Code that draws figures
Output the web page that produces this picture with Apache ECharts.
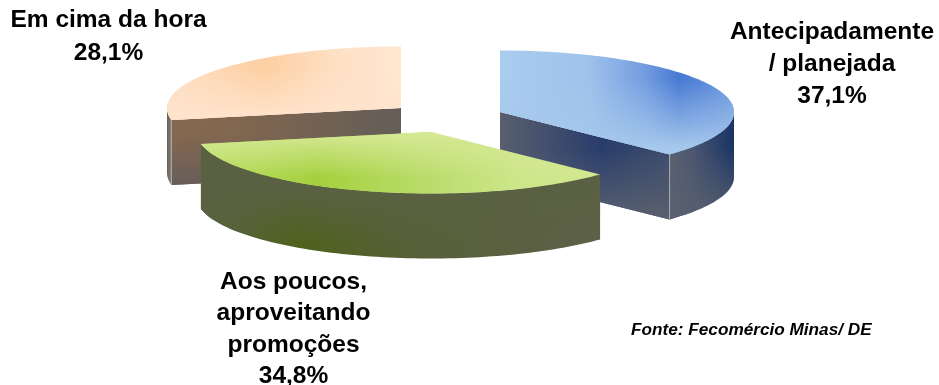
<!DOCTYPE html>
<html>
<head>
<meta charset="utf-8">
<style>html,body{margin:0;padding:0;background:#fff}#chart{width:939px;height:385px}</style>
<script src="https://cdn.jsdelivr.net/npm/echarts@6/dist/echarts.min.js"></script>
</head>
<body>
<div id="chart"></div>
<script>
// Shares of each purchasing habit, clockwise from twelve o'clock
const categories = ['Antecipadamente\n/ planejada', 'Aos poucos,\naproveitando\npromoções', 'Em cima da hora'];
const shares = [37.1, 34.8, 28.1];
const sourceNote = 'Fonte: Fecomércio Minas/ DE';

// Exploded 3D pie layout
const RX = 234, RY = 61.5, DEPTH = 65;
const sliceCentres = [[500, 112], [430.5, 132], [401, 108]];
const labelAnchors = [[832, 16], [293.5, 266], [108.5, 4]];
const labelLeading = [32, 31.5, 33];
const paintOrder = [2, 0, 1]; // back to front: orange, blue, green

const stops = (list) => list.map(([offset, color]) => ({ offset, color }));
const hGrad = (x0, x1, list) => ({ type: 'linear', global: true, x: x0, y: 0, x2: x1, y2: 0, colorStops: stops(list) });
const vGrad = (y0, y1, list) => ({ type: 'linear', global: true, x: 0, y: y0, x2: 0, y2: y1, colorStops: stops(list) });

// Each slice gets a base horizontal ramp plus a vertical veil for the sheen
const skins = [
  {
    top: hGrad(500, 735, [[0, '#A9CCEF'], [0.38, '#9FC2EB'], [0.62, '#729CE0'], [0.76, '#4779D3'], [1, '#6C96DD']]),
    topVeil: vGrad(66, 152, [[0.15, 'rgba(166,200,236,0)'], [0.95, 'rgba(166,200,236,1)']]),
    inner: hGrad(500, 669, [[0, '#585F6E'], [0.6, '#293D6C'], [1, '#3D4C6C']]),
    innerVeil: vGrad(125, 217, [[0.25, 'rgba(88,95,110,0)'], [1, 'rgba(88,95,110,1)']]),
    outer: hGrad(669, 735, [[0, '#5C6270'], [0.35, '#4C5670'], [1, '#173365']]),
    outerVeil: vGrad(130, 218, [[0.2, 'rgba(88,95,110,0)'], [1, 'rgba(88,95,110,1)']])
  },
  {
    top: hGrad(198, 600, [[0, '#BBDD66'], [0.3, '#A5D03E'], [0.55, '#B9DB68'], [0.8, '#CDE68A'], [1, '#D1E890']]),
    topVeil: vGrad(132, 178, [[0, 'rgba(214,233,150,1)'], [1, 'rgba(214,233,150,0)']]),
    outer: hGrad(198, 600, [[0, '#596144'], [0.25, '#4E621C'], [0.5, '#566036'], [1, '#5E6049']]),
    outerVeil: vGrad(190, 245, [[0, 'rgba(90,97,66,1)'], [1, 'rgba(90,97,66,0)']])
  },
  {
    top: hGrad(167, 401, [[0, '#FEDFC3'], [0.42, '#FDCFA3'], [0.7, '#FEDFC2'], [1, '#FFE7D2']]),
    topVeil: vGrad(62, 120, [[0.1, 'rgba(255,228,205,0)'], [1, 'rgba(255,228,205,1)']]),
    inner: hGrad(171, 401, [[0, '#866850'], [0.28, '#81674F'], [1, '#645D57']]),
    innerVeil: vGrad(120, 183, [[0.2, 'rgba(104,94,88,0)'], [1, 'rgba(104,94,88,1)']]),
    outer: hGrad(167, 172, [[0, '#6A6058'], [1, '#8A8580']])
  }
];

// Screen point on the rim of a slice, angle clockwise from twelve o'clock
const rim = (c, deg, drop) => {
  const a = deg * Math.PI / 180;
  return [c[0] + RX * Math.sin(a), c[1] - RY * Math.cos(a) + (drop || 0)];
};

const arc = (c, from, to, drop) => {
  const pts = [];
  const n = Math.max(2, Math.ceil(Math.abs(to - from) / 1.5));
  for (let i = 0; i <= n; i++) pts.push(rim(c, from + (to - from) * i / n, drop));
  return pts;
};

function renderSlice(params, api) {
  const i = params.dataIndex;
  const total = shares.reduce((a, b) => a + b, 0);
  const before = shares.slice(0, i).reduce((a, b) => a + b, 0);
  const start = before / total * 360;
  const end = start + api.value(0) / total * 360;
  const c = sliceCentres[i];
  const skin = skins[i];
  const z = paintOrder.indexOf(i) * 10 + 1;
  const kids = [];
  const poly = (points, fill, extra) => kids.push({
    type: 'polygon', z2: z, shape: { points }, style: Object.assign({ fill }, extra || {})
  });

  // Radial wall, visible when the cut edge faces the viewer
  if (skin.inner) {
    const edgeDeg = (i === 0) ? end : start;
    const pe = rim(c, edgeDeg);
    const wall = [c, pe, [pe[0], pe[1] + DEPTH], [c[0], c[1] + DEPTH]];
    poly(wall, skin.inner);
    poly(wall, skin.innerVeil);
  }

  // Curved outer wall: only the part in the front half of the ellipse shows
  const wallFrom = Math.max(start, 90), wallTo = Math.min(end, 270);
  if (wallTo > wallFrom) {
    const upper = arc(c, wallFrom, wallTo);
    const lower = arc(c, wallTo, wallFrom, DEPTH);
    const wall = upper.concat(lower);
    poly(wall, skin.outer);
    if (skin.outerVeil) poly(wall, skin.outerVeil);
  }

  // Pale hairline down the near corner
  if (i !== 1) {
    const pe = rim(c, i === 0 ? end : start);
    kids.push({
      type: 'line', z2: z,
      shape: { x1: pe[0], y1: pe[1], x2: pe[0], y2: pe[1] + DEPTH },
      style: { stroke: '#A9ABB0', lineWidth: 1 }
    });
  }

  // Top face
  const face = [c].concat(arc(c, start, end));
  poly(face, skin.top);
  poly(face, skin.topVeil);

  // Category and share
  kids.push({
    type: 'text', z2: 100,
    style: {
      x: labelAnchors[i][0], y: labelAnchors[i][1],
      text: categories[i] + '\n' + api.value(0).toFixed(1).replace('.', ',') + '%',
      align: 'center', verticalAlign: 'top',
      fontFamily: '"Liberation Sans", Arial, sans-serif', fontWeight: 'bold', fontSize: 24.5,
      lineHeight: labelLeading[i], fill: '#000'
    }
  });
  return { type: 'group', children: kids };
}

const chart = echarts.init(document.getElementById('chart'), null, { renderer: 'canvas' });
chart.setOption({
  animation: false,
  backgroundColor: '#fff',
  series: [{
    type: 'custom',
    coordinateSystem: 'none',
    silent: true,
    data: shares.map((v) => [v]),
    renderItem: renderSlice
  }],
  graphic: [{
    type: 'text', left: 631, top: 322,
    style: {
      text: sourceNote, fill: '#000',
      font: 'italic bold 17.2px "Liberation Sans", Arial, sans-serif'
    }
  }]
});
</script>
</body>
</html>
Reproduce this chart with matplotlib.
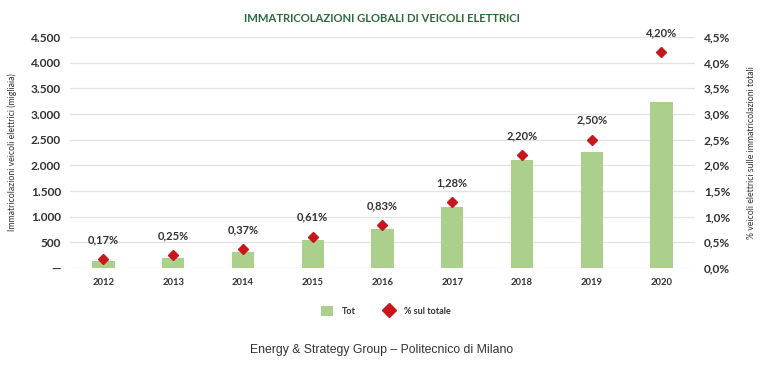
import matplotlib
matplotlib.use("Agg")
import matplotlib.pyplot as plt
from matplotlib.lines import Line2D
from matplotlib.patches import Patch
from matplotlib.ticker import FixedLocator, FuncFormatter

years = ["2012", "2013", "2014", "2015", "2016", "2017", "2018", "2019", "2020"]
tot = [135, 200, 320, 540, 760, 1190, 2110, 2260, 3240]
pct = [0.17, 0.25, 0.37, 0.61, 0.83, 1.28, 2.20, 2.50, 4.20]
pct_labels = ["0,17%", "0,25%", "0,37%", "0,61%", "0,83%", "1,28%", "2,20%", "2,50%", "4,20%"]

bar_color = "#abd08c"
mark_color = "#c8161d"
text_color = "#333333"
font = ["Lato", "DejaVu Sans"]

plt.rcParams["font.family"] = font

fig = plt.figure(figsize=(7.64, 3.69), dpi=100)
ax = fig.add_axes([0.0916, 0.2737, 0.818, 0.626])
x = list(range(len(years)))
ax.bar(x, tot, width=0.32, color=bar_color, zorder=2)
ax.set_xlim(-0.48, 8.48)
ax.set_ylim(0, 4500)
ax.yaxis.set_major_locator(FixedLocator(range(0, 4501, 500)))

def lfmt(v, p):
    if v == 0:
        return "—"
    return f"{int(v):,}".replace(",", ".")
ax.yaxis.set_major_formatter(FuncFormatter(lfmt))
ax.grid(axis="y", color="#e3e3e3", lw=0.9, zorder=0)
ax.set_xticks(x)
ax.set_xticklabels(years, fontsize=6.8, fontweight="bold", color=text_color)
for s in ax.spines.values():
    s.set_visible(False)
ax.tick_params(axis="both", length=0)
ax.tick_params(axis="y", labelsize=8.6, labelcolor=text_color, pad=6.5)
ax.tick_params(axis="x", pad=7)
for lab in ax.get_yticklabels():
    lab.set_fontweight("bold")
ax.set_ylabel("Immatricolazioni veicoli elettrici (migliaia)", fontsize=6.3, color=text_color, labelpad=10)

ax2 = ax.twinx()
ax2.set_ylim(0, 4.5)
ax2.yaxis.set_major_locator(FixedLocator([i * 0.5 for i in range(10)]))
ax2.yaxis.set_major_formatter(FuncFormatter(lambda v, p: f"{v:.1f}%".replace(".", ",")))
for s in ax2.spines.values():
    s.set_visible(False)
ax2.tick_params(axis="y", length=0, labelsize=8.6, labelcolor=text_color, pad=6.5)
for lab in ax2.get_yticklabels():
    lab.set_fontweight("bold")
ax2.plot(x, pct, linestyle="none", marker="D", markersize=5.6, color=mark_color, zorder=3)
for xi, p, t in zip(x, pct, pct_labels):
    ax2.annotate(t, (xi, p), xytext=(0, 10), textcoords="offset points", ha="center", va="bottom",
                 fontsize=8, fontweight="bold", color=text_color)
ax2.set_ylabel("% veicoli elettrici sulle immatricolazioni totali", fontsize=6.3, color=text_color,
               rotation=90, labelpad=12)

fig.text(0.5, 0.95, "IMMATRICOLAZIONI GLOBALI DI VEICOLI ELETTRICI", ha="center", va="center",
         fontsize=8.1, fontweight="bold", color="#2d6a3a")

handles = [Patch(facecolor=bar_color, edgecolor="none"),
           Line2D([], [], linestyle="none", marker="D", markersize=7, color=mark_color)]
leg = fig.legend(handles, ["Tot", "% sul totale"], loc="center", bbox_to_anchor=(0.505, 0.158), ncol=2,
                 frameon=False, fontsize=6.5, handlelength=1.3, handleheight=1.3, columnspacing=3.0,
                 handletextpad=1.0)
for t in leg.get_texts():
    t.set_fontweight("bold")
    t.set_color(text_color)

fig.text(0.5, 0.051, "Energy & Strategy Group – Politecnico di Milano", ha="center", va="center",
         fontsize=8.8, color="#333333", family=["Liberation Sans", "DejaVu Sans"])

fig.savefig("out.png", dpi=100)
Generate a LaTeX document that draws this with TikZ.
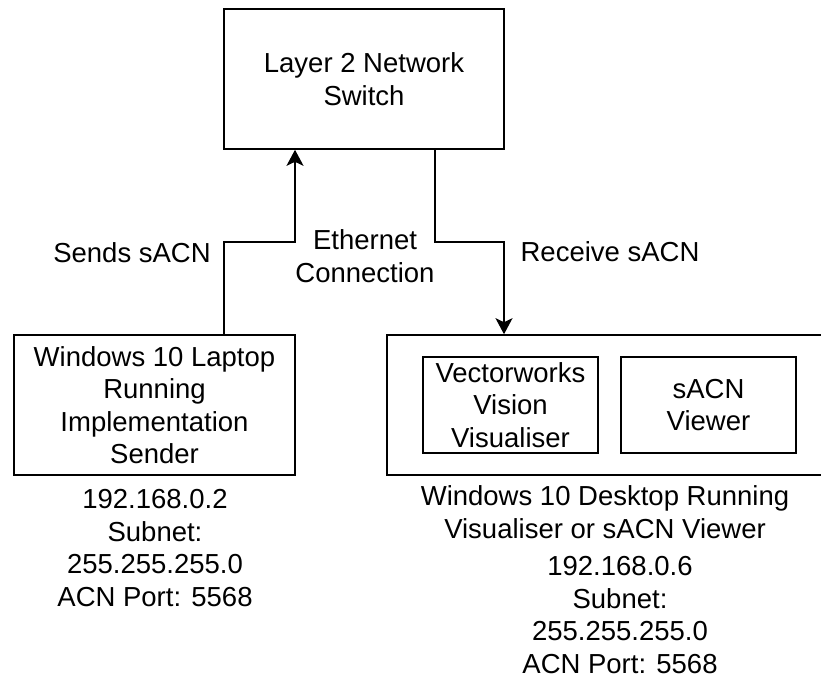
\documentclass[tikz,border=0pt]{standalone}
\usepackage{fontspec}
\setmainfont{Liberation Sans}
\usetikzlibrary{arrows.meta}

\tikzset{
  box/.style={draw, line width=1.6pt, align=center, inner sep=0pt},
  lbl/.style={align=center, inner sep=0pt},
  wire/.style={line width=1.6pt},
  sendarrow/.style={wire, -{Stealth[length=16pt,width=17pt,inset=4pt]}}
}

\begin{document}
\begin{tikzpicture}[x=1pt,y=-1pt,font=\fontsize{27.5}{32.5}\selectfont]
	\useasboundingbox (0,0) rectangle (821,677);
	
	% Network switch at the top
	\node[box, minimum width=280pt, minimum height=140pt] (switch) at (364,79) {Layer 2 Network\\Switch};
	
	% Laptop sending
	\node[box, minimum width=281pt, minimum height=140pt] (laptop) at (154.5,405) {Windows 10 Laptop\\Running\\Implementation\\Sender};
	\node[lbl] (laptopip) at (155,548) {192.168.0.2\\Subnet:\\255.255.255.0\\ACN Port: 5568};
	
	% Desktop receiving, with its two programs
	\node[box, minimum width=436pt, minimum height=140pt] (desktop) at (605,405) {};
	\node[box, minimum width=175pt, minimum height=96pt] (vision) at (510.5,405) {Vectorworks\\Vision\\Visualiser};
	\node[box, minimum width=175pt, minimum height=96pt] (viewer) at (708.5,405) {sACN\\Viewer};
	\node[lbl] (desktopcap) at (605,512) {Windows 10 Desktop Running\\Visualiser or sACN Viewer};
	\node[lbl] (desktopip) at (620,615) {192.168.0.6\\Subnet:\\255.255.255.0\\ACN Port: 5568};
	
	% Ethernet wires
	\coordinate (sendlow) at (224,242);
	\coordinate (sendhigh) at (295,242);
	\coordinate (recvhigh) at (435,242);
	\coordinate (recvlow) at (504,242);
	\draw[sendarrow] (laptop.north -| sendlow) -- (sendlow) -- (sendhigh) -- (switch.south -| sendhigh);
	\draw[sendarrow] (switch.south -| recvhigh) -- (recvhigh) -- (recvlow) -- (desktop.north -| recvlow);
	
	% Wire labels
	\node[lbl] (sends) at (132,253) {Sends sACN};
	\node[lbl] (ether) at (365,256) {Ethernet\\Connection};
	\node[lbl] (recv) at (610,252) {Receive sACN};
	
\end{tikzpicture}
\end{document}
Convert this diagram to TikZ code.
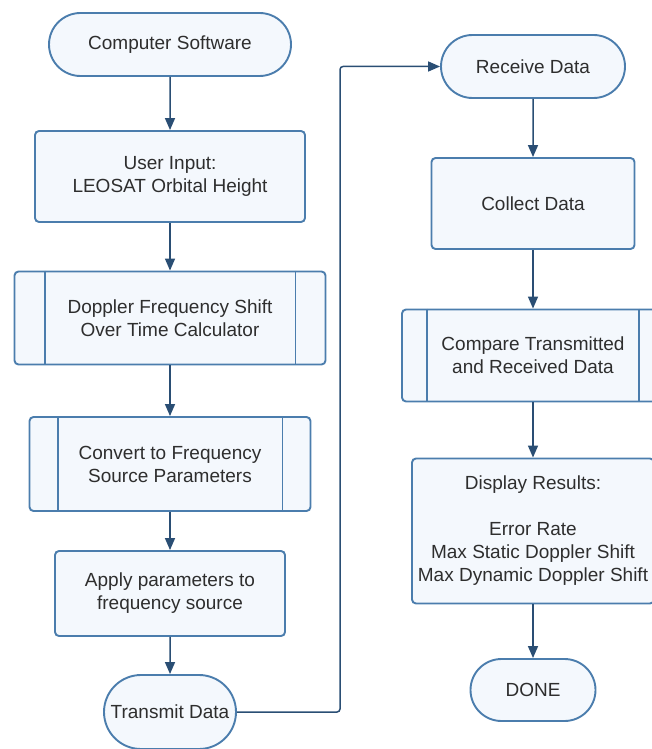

▸ **Task directions**: Word for word, retype the lines in the entries above that run from the one with "Generate a LaTeX" through the one with "(0,0) rectangle (821,677);". Both ends count; pictures do not.

▸ **Result for this task**:
Generate a LaTeX document that draws this with TikZ.
\documentclass[tikz,border=0pt]{standalone}
\usepackage{fontspec}
\setmainfont{Liberation Sans}
\usetikzlibrary{arrows.meta}

\tikzset{
  box/.style={draw, line width=1.6pt, align=center, inner sep=0pt},
  lbl/.style={align=center, inner sep=0pt},
  wire/.style={line width=1.6pt},
  sendarrow/.style={wire, -{Stealth[length=16pt,width=17pt,inset=4pt]}}
}

\begin{document}
\begin{tikzpicture}[x=1pt,y=-1pt,font=\fontsize{27.5}{32.5}\selectfont]
	\useasboundingbox (0,0) rectangle (821,677);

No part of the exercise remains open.